Specifically, the court cannot say that Plaintiff’s improper testimony that UAB terminated her did not prejudice Cagle because it left a suggestion that Cagle’s alleged racial harassment resulted in Plaintiff being terminated. Finding Cagle liable for Plaintiff’s termination could have opened Cagle up to greater liability (such as loss of employment), rather than merely finding Cagle liable for racial harassment. This was prejudicial testimony and could have resulted in an excessive damages awarded against Cagle. The testimony about Plaintiff’s termination was also irrelevant, as the court emphasized to Plaintiff’s counsel both before and during the trial. (See Doc. # 208 at 130). Because there was a substantial error in admitting this evidence in the presence of the jury, it raises questions of law about whether Cagle was unfairly prejudiced during the trial. Additionally, the other errors of admission, such as Plaintiff’s inadmissible testimony about Dr. Grubbs’s sexual orientation, could have prejudiced Cagle by distracting and inflaming the jury, interfering with their ability to impartially weigh admissible evidence presented at trial. For these reasons, Cagle is entitled to a new trial. 3. Remittitur
Cagle argues the verdict should be reduced because Plaintiff did not produce sufficient evidence of mental anguish damages, and the punitive damages award was unsupported by evidence and excessive when compared with the compensatory damages award. (Doc. # 216 at 4- 8). Plaintiff responds to Cagle’s motion by arguing that similar evidence supports the compensatory damages award and the punitive damages award was not constitutionally excessive because it was less than the compensatory damages award. (Doc. # 220 at 13-19). Cagle’s motion for remittitur is moot due to the grant of a new trial, and therefore it is unnecessary for the court to evaluate these arguments. B. Plaintiff’s Motion
Plaintiff moved for backpay along with prejudgment and post-judgment interest; front pay; total expungement of Plaintiff’s arrest from UAB’s files; reimbursement of the money Plaintiff spent for legal representation to defend her in the criminal proceeding; reimbursement of costs related to expungement of records related to her arrest and dismissal of her charges from the Birmingham City Police records; training for UAB supervisors related to retaliation in the workplace; and a letter of recommendation to assist Plaintiff in her job search. (Doc. # 217 at 1). UAB has responded by opposing this motion and arguing that the court has already ruled that Plaintiff is not entitled to backpay or front pay, the monetary relief she is now requesting should have been presented to the jury and is limited by Title VII’s statutory cap on compensatory damages, and the remainder of the relief requested goes beyond the jury’s findings and the evidence at trial. Because the court grants UAB’s motion for a new trial, Plaintiff’s Motion for Equitable Relief against UAB is moot. However, to clarify the issues for the parties, the court briefly addresses the issue of backpay and front pay.

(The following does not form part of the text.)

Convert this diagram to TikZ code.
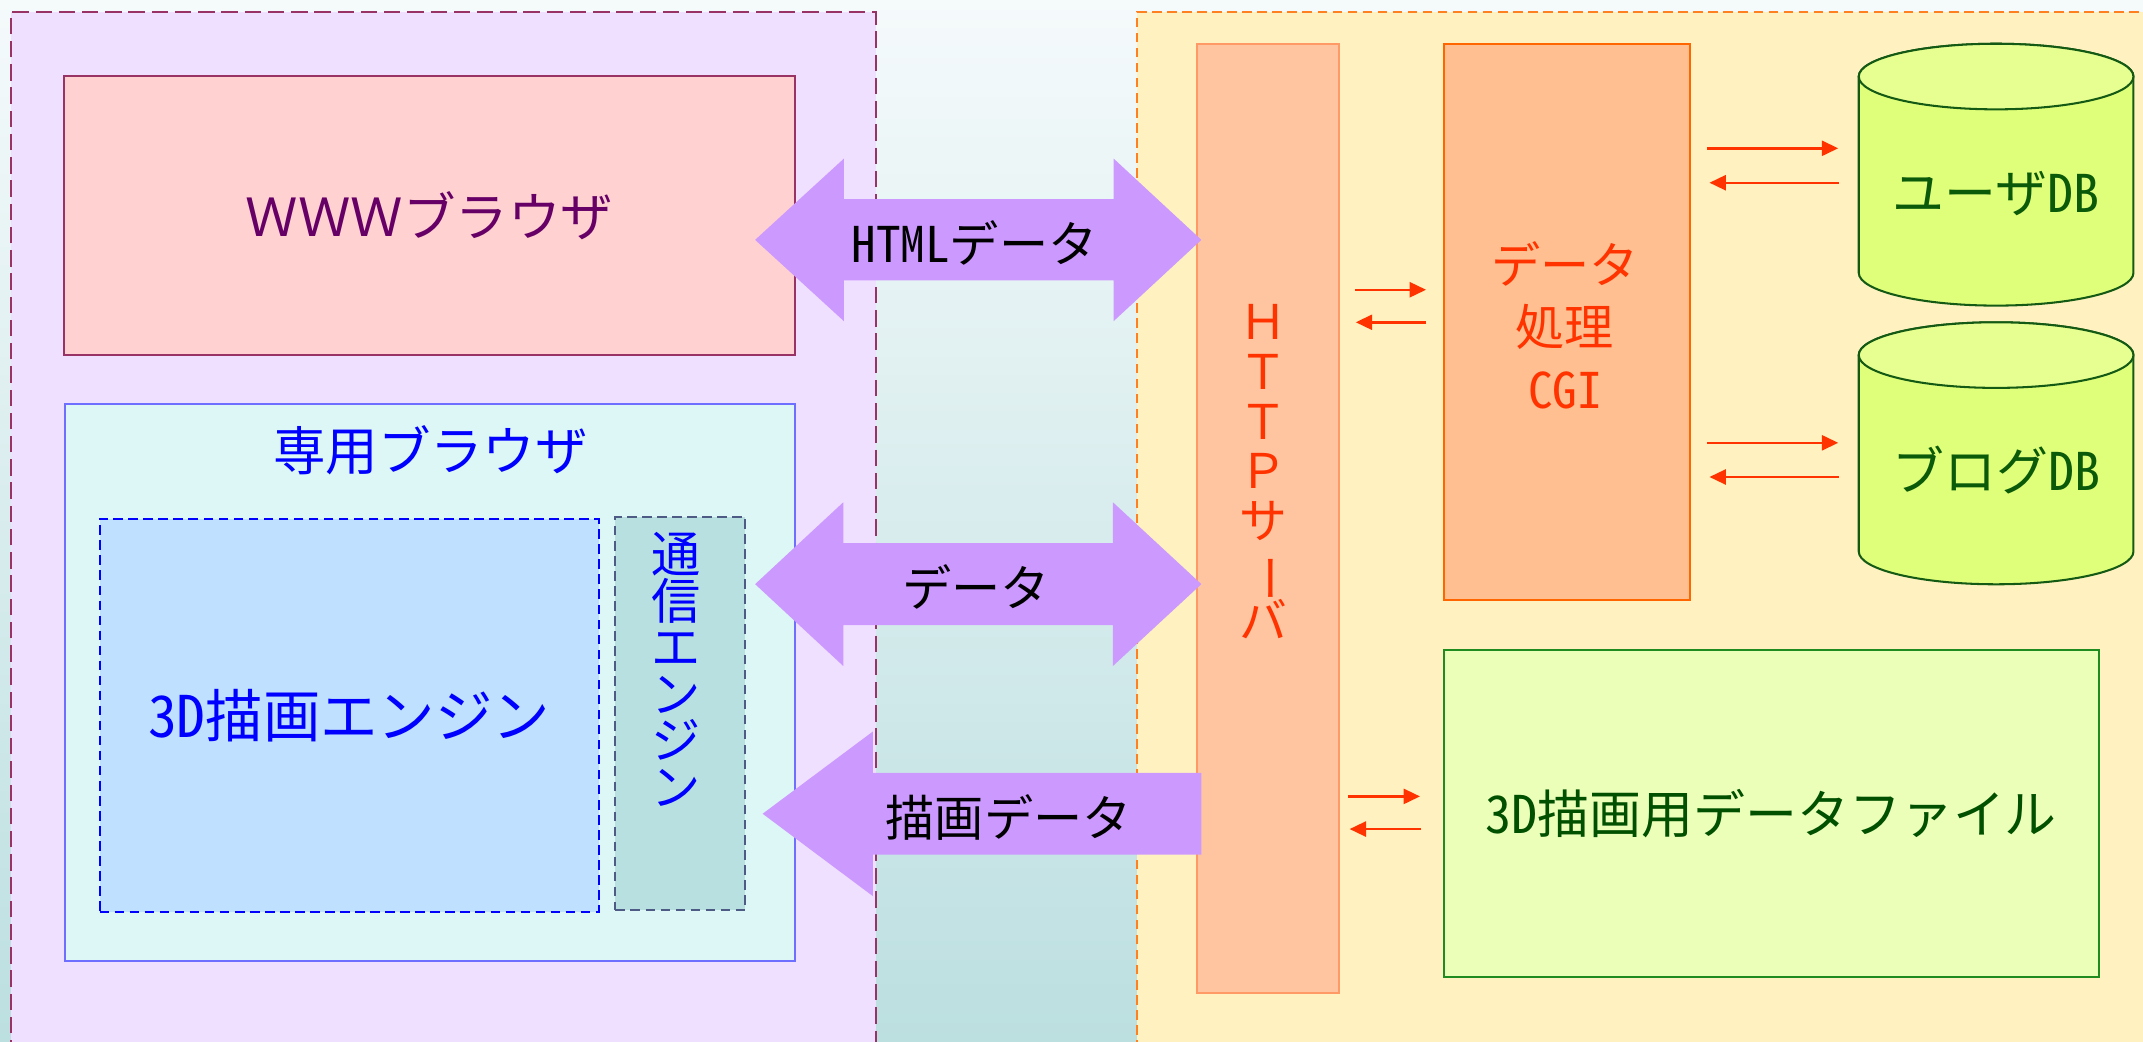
\documentclass[tikz,border=0pt]{standalone}
\usepackage{fontspec}
\setmainfont{Noto Sans CJK JP}
\newfontfamily\hw[RawFeature=+hwid]{Noto Sans CJK JP}
\usetikzlibrary{arrows.meta}
\definecolor{bgtop}{HTML}{F5FAFB}
\definecolor{bgbot}{HTML}{BCDFE0}
\definecolor{leftfill}{HTML}{F0E0FF}
\definecolor{leftdraw}{HTML}{993366}
\definecolor{rightfill}{HTML}{FFF2C0}
\definecolor{rightdraw}{HTML}{FF8020}
\definecolor{wwwfill}{HTML}{FFD1D1}
\definecolor{wwwdraw}{HTML}{993366}
\definecolor{wwwtext}{HTML}{660066}
\definecolor{senfill}{HTML}{DDF7F7}
\definecolor{sendraw}{HTML}{6F6FFF}
\definecolor{bluetext}{HTML}{0000FF}
\definecolor{engfill}{HTML}{C0E0FF}
\definecolor{engdraw}{HTML}{0000FF}
\definecolor{commfill}{HTML}{B8E0E0}
\definecolor{commdraw}{HTML}{4D5B85}
\definecolor{purplearr}{HTML}{CC99FF}
\definecolor{httpfill}{HTML}{FFC5A0}
\definecolor{httpdraw}{HTML}{FF9966}
\definecolor{redtext}{HTML}{FF3300}
\definecolor{cgifill}{HTML}{FFBF90}
\definecolor{cgidraw}{HTML}{FF6600}
\definecolor{cylbody}{HTML}{DFFF7A}
\definecolor{cyltop}{HTML}{E6FF90}
\definecolor{cyldraw}{HTML}{145A14}
\definecolor{dbtext}{HTML}{0A5A0A}
\definecolor{filefill}{HTML}{ECFFB9}
\definecolor{filedraw}{HTML}{1E8C1E}
\definecolor{filetext}{HTML}{005000}
\definecolor{arrowred}{HTML}{FF3300}
\newcommand\tightlines{\lineskiplimit=-50pt\relax}
\newcommand\mycyl[3]{%
  \path[fill=cylbody,draw=cyldraw,line width=0.75pt]
    (#1-100.5,#2) -- (#1-100.5,#3)
    arc[start angle=180,end angle=0,x radius=100.5,y radius=24]
    -- (#1+100.5,#2)
    arc[start angle=0,end angle=-180,x radius=100.5,y radius=24] -- cycle;
  \path[fill=cyltop,draw=cyldraw,line width=0.75pt]
    (#1,#2) ellipse[x radius=100.5,y radius=24];
}
\begin{document}
\begin{tikzpicture}[x=0.5pt,y=-0.5pt,
  every node/.style={inner sep=0pt,outer sep=0pt},
  jp/.style={font=\fontsize{19.2}{22}\selectfont},
  ajp/.style={font=\fontsize{18}{22}\selectfont},
  rbox/.style={draw,line width=0.75pt},
  dbox/.style={draw,line width=0.7pt,dash pattern=on 3.5pt off 2pt},
  sarr/.style={draw=arrowred,line width=0.9pt,-{Triangle[length=6pt,width=5.5pt]}},
  bigarrow/.style={fill=purplearr}]
\clip (0,0) rectangle (1568,762);
\shade[top color=bgtop,bottom color=bgbot] (0,0) rectangle (1568,762);
% panels
\fill[leftfill] (8,9) rectangle (641,790);
\draw[leftdraw,line width=0.6pt,dash pattern=on 6pt off 2.5pt] (8,790) -- (8,9) -- (641,9) -- (641,790);
\fill[rightfill] (832,9) rectangle (1600,790);
\draw[rightdraw,line width=0.6pt,dash pattern=on 3.5pt off 2pt] (832,790) -- (832,9) -- (1600,9);
% left side
\node[rbox,draw=wwwdraw,fill=wwwfill,text=wwwtext,minimum width=267.15pt,minimum height=102.2pt,jp] (www) at (314.2,157.8) {ＷＷＷブラウザ};
\node[rbox,draw=sendraw,fill=senfill,minimum width=266.9pt,minimum height=203.5pt] (sen) at (314.7,499.3) {};
\node[jp,text=bluetext] (senlbl) at (315,329.3) {専用ブラウザ};
\node[dbox,draw=engdraw,fill=engfill,minimum width=182.55pt,minimum height=143.9pt,font=\fontsize{21}{24}\selectfont,text=bluetext] (eng) at (255.45,523.3) {{\hw 3D}描画エンジン};
\node[dbox,draw=commdraw,fill=commfill,minimum width=47.55pt,minimum height=143.7pt] (comm) at (497.85,522.1) {};
\node[align=center,font=\fontsize{18}{17}\selectfont\tightlines,text=bluetext] (commlbl) at (494.7,489.8) {通\\信\\エ\\ン\\ジ\\ン};
% right side
\node[rbox,draw=httpdraw,fill=httpfill,minimum width=52pt,minimum height=347.15pt] (http) at (927.5,379.55) {};
\node[align=center,font=\fontsize{17.5}{18.2}\selectfont\tightlines,text=redtext] (httplbl) at (924.3,345) {Ｈ\\Ｔ\\Ｔ\\Ｐ\\サ\\\rotatebox[origin=c]{-90}{ー}\\バ};
\node[rbox,draw=cgidraw,fill=cgifill,minimum width=89.8pt,minimum height=203.3pt] (cgi) at (1146.4,235.7) {};
\node[align=center,font=\fontsize{18}{22.75}\selectfont\tightlines,text=redtext] (cgilbl) at (1145,238) {データ\\処理\\{\hw CGI}};
\node[rbox,draw=filedraw,fill=filefill,minimum width=239.8pt,minimum height=119.65pt,font=\fontsize{19}{22}\selectfont,text=filetext] (file) at (1296,595.25) {{\hw 3D}描画用データファイル};
\mycyl{1460.5}{56}{199.6}
\mycyl{1460.5}{259.8}{403.5}
\node[font=\fontsize{19}{22}\selectfont,text=dbtext,minimum width=100.5pt] (userdb) at (1460.5,141.7) {ユーザ{\hw DB}};
\node[font=\fontsize{19}{22}\selectfont,text=dbtext,minimum width=100.5pt] (blogdb) at (1460.5,344) {ブログ{\hw DB}};
% small arrows
\draw[sarr,shorten <=6pt,shorten >=6.6pt] (http.east |- 0,212) -- (cgi.west |- 0,212);
\draw[sarr,shorten <=6.6pt,shorten >=6.25pt] (cgi.west |- 0,235.8) -- (http.east |- 0,235.8);
\draw[sarr,shorten <=6.4pt,shorten >=7.5pt] (cgi.east |- 0,108.5) -- (userdb.west |- 0,108.5);
\draw[sarr,shorten <=7.3pt,shorten >=7.3pt] (userdb.west |- 0,133.7) -- (cgi.east |- 0,133.7);
\draw[sarr,shorten <=6.4pt,shorten >=7.5pt] (cgi.east |- 0,324) -- (blogdb.west |- 0,324);
\draw[sarr,shorten <=7.3pt,shorten >=7.3pt] (blogdb.west |- 0,349) -- (cgi.east |- 0,349);
\draw[sarr,shorten <=3.5pt,shorten >=8.6pt] (http.east |- 0,582.7) -- (file.west |- 0,582.7);
\draw[sarr,shorten <=8.1pt,shorten >=4pt] (file.west |- 0,606.6) -- (http.east |- 0,606.6);
% big purple arrows
\fill[bigarrow] (552.5,175.5) -- (617.5,116) -- (617.5,145.6) -- (814.8,145.6) -- (814.8,116) -- (879,175.5)
  -- (814.8,235) -- (814.8,205.2) -- (617.5,205.2) -- (617.5,235) -- cycle;
\fill[bigarrow] (552.5,427.4) -- (617,367.5) -- (617,397.3) -- (814.3,397.3) -- (814.3,367.5) -- (879,427.4)
  -- (814.3,487.3) -- (814.3,457.3) -- (617,457.3) -- (617,487.3) -- cycle;
\fill[bigarrow] (558,595.4) -- (638.7,535.2) -- (638.7,565.4) -- (879,565.4) -- (879,625.3) -- (638.7,625.3) -- (638.7,655.7) -- cycle;
\node[ajp] (htmllbl) at (713,178) {{\hw HTML}データ};
\node[ajp] (datalbl) at (714,429.7) {データ};
\node[ajp] (drawlbl) at (738,598.5) {描画データ};
\end{tikzpicture}
\end{document}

Plaintiff is not entitled to an award of backpay in this case, as the court has repeatedly held. (See Docs. # 108 at 21-23 (explaining that “[b]ackpay is not an available remedy for this claim”); 114 at 2-4 (reiterating this)). This is because Plaintiff’s surviving claim against UAB is a retaliation claim that relates to Dr. Grubbs calling the police. To be eligible for backpay, a claim must involve an employment action that causes lost wages, such as an unlawful discharge, failure to hire, or demotion. See McKennon v. Nashville Banner Publ’g Co., 513 U.S. 352, 362 (1995) (describing backpay as measured from the “date of the unlawful discharge”). For these same reasons, Plaintiff is not entitled to front pay, because this is also a lost wages remedy that is not available for this particular retaliation claim. In an attempt to circumvent this holding, Plaintiff continues to argue
that her arrest proximately caused her termination by pursuing an attenuated chain of causation from the alleged retaliatory action of calling the police (which Plaintiff did not argue or show caused her lost wages) to an employment action that could merit granting lost wages – Plaintiff’s termination. (See Doc. # 217 at 3-4). During trial, Plaintiff improperly attempted to introduce evidence of Plaintiff’s termination, arguing after its introduction3 that it was relevant to the claims against Cagle. (See Doc. # 208 at 136). The court rejected this argument, noting that Plaintiff’s termination was “not relevant to UAB” and ruling that Plaintiff had not established the causal links necessary to show that Plaintiff’s termination was relevant to Cagle either. (See id. at 130, 136).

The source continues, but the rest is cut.